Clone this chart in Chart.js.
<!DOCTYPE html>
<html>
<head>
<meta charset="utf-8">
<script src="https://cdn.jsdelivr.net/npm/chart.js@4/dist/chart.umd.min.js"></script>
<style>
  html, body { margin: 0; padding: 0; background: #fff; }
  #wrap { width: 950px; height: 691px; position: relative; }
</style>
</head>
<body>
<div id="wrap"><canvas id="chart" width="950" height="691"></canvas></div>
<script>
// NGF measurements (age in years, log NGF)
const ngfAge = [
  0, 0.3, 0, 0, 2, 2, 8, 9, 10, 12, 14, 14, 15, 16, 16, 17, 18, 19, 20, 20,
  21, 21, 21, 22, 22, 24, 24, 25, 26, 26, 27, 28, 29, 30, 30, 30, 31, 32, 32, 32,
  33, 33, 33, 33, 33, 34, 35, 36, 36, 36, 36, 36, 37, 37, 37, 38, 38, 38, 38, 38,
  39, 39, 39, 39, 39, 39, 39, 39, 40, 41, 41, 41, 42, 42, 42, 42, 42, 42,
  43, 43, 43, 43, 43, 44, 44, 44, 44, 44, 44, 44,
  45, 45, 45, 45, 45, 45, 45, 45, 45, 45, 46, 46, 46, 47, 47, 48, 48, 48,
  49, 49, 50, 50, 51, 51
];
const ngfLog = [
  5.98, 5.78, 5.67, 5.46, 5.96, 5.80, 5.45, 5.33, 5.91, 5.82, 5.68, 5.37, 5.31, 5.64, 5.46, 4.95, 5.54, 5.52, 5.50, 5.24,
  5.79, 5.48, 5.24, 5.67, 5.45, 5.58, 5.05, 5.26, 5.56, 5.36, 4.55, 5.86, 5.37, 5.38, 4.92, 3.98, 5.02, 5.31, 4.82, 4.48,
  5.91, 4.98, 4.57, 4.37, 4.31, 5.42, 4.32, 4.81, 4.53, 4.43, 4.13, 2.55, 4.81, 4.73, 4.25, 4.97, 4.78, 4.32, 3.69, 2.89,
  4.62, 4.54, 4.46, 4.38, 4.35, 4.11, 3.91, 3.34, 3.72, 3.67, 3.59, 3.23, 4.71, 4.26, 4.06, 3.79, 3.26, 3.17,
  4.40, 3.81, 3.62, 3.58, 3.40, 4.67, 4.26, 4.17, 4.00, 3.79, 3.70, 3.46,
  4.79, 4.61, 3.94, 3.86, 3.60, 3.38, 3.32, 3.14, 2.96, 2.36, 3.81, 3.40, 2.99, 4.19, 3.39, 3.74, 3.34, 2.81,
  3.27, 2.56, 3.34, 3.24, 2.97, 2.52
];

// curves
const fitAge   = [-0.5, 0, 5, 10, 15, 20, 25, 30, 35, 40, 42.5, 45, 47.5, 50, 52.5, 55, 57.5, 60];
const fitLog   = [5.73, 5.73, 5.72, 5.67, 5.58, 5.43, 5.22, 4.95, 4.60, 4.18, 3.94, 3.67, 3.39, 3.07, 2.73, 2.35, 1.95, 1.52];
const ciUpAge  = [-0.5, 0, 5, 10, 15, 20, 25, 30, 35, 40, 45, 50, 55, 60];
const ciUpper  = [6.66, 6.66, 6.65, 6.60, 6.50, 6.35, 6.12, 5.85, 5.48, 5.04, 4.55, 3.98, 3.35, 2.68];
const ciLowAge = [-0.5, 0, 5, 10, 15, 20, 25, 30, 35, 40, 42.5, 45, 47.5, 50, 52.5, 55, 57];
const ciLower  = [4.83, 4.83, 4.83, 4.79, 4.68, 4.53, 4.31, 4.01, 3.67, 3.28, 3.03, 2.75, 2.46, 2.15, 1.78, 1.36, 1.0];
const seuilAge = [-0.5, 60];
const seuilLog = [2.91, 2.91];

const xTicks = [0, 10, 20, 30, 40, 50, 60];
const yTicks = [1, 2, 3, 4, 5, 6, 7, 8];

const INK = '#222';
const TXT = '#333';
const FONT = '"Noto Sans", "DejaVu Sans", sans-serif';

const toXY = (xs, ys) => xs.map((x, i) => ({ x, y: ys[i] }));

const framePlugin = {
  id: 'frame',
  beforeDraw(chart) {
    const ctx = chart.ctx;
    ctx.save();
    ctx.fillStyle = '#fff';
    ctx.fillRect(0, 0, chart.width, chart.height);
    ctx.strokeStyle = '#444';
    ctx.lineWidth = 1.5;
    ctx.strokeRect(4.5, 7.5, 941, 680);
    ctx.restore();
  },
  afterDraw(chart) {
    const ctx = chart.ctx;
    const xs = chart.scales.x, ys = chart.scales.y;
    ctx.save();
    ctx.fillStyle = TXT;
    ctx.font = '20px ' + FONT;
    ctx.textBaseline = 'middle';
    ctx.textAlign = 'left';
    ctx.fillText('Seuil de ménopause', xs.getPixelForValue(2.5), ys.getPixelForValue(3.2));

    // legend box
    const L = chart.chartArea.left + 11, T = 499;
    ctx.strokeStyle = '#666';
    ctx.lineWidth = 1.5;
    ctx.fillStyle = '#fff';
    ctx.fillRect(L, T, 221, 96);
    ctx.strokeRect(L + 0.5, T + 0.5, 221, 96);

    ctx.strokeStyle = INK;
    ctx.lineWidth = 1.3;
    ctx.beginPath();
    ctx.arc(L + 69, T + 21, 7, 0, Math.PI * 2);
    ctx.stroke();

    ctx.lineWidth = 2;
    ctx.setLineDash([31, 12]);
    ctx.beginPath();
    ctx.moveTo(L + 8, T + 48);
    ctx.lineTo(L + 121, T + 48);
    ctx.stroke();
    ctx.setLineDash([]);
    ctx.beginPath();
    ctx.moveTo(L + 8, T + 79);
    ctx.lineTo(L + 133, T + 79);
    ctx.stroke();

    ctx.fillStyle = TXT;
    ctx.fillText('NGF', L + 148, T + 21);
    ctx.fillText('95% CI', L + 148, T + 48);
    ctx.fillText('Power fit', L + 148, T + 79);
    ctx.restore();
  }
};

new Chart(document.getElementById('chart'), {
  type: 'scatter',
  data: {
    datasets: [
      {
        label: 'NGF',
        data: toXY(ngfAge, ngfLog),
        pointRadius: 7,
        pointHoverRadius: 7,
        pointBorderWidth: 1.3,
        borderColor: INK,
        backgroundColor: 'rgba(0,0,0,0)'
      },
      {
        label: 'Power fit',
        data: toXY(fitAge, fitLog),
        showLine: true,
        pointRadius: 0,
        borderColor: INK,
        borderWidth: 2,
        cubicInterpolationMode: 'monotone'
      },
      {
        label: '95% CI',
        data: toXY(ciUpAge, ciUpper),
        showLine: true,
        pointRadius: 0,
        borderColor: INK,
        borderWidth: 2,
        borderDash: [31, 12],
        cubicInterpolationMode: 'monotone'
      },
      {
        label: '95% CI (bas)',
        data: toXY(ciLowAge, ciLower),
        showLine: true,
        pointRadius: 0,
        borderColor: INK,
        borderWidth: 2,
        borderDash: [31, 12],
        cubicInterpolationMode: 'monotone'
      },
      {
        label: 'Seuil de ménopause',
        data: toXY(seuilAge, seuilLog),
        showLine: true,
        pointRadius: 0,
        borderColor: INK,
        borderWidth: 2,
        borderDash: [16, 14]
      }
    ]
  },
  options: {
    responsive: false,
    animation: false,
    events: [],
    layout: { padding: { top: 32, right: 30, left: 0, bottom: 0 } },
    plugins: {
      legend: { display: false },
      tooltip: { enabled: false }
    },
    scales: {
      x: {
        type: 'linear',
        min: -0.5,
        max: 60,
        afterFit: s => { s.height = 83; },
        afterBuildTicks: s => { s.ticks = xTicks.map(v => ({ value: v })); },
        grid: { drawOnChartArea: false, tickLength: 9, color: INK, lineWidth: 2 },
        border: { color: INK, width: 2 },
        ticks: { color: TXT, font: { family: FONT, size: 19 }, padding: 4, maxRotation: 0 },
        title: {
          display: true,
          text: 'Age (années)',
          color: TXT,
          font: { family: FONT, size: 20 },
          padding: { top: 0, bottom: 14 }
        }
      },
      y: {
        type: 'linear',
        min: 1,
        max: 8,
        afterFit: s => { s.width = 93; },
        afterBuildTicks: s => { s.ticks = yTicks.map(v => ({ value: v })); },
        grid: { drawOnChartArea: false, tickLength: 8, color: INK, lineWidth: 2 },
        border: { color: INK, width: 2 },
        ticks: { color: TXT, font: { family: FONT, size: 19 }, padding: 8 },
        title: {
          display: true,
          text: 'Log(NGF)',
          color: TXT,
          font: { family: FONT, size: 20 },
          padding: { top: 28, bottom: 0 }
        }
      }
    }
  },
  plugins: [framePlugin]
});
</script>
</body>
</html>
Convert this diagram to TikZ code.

───

▶ [Problem statement]: Copy each line above that contains the string "this".

▶ [Exercise response]:
Clone this chart in Chart.js.
Convert this diagram to TikZ code.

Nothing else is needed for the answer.